Berbeda dengan mesin negara inklusif yang memberikan ruang kompetisi, adanya pengakuan pencapaian prestasi individu, termasuk partisipasi dan keterlibatan publik dalam pebentukan dan perumusan kebijakan. Meski tersentralisasi tetapi arah tujuan difokuskan pada kepentingan yang berdampak meluas. Perimbangan peran dan kekuasaan antar aktor yang terlibat dalam kolektif kenegaraan, termasuk publik menjadi simetris dan setara.
Apakah Bisa Punah?
Kita kembali kepada bagaimana bubarnya Uni Soviet, sebagai titik pandang untuk membahas tentang bubarnya sebuah negara, guna mendapatkan acuan dasar. Uni Soviet sempat menjadi kubu penanding kapitalisme barat dengan uji coba negara komunisme yang mensentralisasi kehidupan publik dibawah otorisasi politbiro, komisi tertinggi dan menjadi penentu mutlak. Absolutisme, memiliki dimensi yang ekstrim serta berbeda, dari jenis sentralisasi yang dapat dikategotikan inklusif.

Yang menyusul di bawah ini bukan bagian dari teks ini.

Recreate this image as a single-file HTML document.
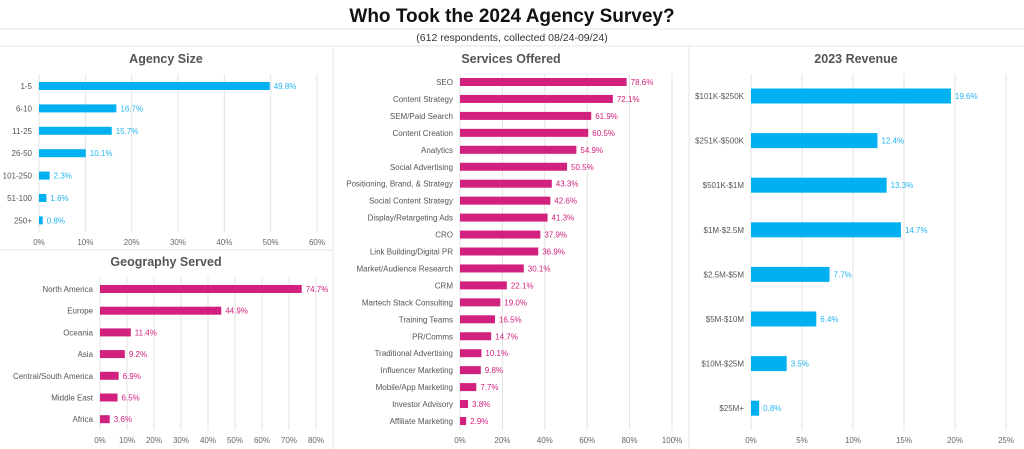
<!DOCTYPE html>
<html><head><meta charset="utf-8"><style>
html,body{margin:0;padding:0;background:#fff;width:1024px;height:449px;overflow:hidden}
svg{display:block;font-family:"Liberation Sans",sans-serif}
</style></head><body>
<svg id="c" width="1024" height="449">
<text x="512" y="22" text-anchor="middle" font-size="19" font-weight="bold" fill="#111">Who Took the 2024 Agency Survey?</text>
<line x1="0" y1="29" x2="1024" y2="29" stroke="#e6e6e6"/>
<text x="512" y="41" text-anchor="middle" font-size="10.5" fill="#333">(612 respondents, collected 08/24-09/24)</text>
<line x1="0" y1="46" x2="1024" y2="46" stroke="#e6e6e6"/>
<line x1="333" y1="46" x2="333" y2="449" stroke="#e6e6e6"/>
<line x1="689" y1="46" x2="689" y2="449" stroke="#e6e6e6"/>
<line x1="0" y1="250" x2="333" y2="250" stroke="#e6e6e6"/>
</svg>
<script>
const sizeCats=["1-5","6-10","11-25","26-50","101-250","51-100","250+"];
const sizeVals=[49.8,16.7,15.7,10.1,2.3,1.6,0.8];
const sizeTicks=[0,10,20,30,40,50,60];
const geoCats=["North America","Europe","Oceania","Asia","Central/South America","Middle East","Africa"];
const geoVals=[74.7,44.9,11.4,9.2,6.9,6.5,3.6];
const geoTicks=[0,10,20,30,40,50,60,70,80];
const svcCats=["SEO","Content Strategy","SEM/Paid Search","Content Creation","Analytics","Social Advertising","Positioning, Brand, & Strategy","Social Content Strategy","Display/Retargeting Ads","CRO","Link Building/Digital PR","Market/Audience Research","CRM","Martech Stack Consulting","Training Teams","PR/Comms","Traditional Advertising","Influencer Marketing","Mobile/App Marketing","Investor Advisory","Affiliate Marketing"];
const svcVals=[78.6,72.1,61.9,60.5,54.9,50.5,43.3,42.6,41.3,37.9,36.9,30.1,22.1,19.0,16.5,14.7,10.1,9.8,7.7,3.8,2.9];
const svcTicks=[0,20,40,60,80,100];
const revCats=["$101K-$250K","$251K-$500K","$501K-$1M","$1M-$2.5M","$2.5M-$5M","$5M-$10M","$10M-$25M","$25M+"];
const revVals=[19.6,12.4,13.3,14.7,7.7,6.4,3.5,0.8];
const revTicks=[0,5,10,15,20,25];

const svg=document.getElementById('c');
const NS='http://www.w3.org/2000/svg';
function mk(tag,a,txt){const e=document.createElementNS(NS,tag);for(const k in a)e.setAttribute(k,a[k]);if(txt!=null)e.textContent=txt;svg.appendChild(e);return e;}

function chart(o){
  const t=mk('text',{x:o.tx,y:o.ty,'text-anchor':'middle','font-size':12.5,'font-weight':'bold',fill:'#555'},o.title);
  
  
  const maxT=o.ticks[o.ticks.length-1];
  const sx=v=>o.x0+(v/maxT)*(o.x1-o.x0);
  o.ticks.forEach(v=>{
    const g=mk('line',{x1:sx(v),x2:sx(v),y1:o.gt,y2:o.gb,stroke:'#e3e3e3'});
    
    
    const l=mk('text',{x:sx(v),y:o.tickY,'text-anchor':'middle','font-size':8,fill:'#666'},v+'%');
    
    
  });
  const sy=i=>o.y0+i*o.step;
  o.cats.forEach((c,i)=>{
    const y=sy(i);
    const l=mk('text',{x:o.x0-7,y:y+3,'text-anchor':'end','font-size':8,fill:'#555'},c);
    
    
    const b=mk('rect',{x:o.x0,y:y-o.bh/2,width:sx(o.vals[i])-o.x0,height:o.bh,fill:o.color});
    
    
    const v=mk('text',{x:sx(o.vals[i])+4,y:y+3,'font-size':8,fill:o.lc},o.vals[i].toFixed(1)+'%');
    
    
  });
}
const BL='#00b0f0',MG='#d1207e';
chart({key:'agency-size',title:'Agency Size',tx:166,ty:63,cats:sizeCats,vals:sizeVals,ticks:sizeTicks,x0:39,x1:317,y0:86,step:22.4,bh:8,gt:74,gb:232,tickY:245,color:BL,lc:'#22b5ee'});
chart({key:'geography',title:'Geography Served',tx:166,ty:266,cats:geoCats,vals:geoVals,ticks:geoTicks,x0:100,x1:316,y0:289,step:21.7,bh:8,gt:277,gb:430,tickY:443,color:MG,lc:MG});
chart({key:'services',title:'Services Offered',tx:511,ty:63,cats:svcCats,vals:svcVals,ticks:svcTicks,x0:460,x1:672,y0:82,step:16.95,bh:8,gt:74,gb:430,tickY:443,color:MG,lc:MG});
chart({key:'revenue',title:'2023 Revenue',tx:856,ty:63,cats:revCats,vals:revVals,ticks:revTicks,x0:751,x1:1006,y0:96,step:44.6,bh:15,gt:74,gb:430,tickY:443,color:BL,lc:'#22b5ee'});
</script>
</body></html>
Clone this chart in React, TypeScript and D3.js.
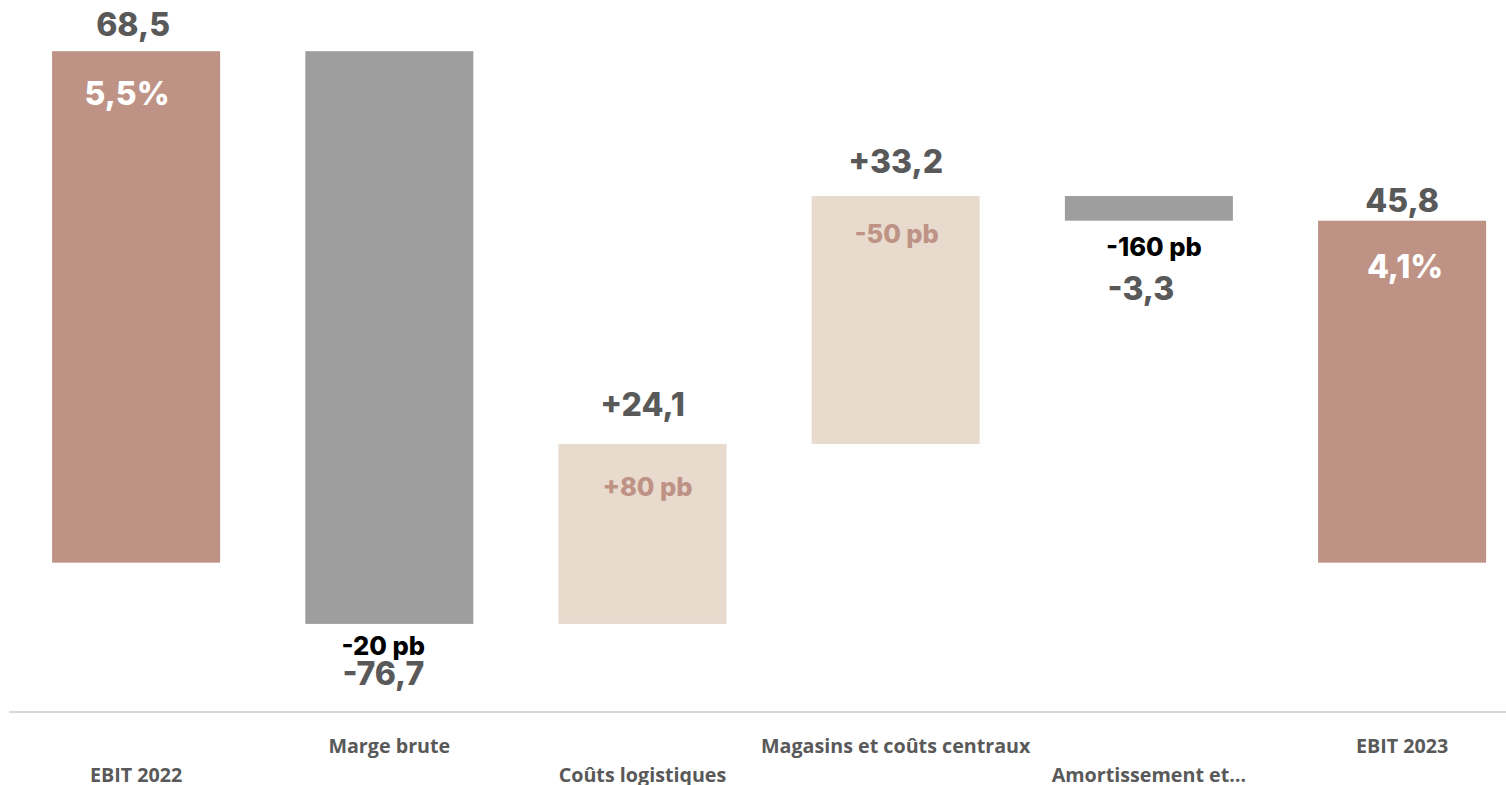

Pada level absolutisme, kekuasaan berubah menjadi hegemonik, serupa para pemimpin karismatik yang nampak tidak pernah berbuat salah serta tidak memerlukan koreksi, khususnya dari pihak oposisi sebagai bagian pembanding.
Absolutisme dalam komunisme Uni Soviet, mengubah watak negara dari yang semula diharapkan menjamin kepentingan kesejahteraan dan kemakmuran publik, menjadi kontrol secara totaliter dalam merepresi warga yang diagungkannya.
Saat awal kemunculan komunisme Uni Soviet, dunia sempat dibuat terperangah dengan kemampuan mesin ekstraktif negara dalam bingkai absolutisme dengan menghadirkan kemajuan pembangunan fisik dan teknologi, yang sempat ditakuti pihak sekutu Barat. Tetapi tidak lama, kemajuan yang ditopang basis infrastruktur bersifat semu itu akhirnya tumbang.
Kemampuan negara semisal Uni Soviet untuk melaju pesat pada awal kehadirannya, memberikan gambaran mekanisme represi kepada ilmuan dan pusat industri pengetahuan sedemikian kencang.
Namun pada akhirnya, kemajuan tersebut kemudian bersifat stagnan karena ketidakmampuan untuk melakukan inovasi baru. Hal itu terhalang oleh kepentingan kekuasaan yang sangat mungkin dapat terusik keberadaannya, dari kehadiran teknologi baru. Seperti saat ini pola sensor dan blokir kerap digunakan pada perkembangan dunia internet dan jagad maya.
Apakah Uni Soviet mengalami kegagalan? Tentu saja. Kegagalan yang teramat vital hingga berujung pada pembubaran komitmen bagian-bagian dalam struktur Uni Soviet. Lantas apakah punah? Agaknya tidak demikian, karena wajah Uni Soviet tersebar k edalam berbagai bentuk negara baru paska keruntuhannya. Termasuk pewaris besarnya yakni Rusia. Jadi apa penyebab utama perbedaan antar negara dan kegagalan sebuah bangsa? Satu jawaban yang pasti adalah karena ketidakmampuan melakukan pengelolaan dari bentuk inklusif, dari wajah buruk bentuk ekstraktif.
Substansi dasarnya adalah sifat ketamakan yang terkandung dalam kekuasaan, yang kemudian membutakan para pemangku kuasa, sekaligus mmencerabut kepentingan publik dari kehidupan bersama dalam balut institusi sosial politik bernama negara tersebut.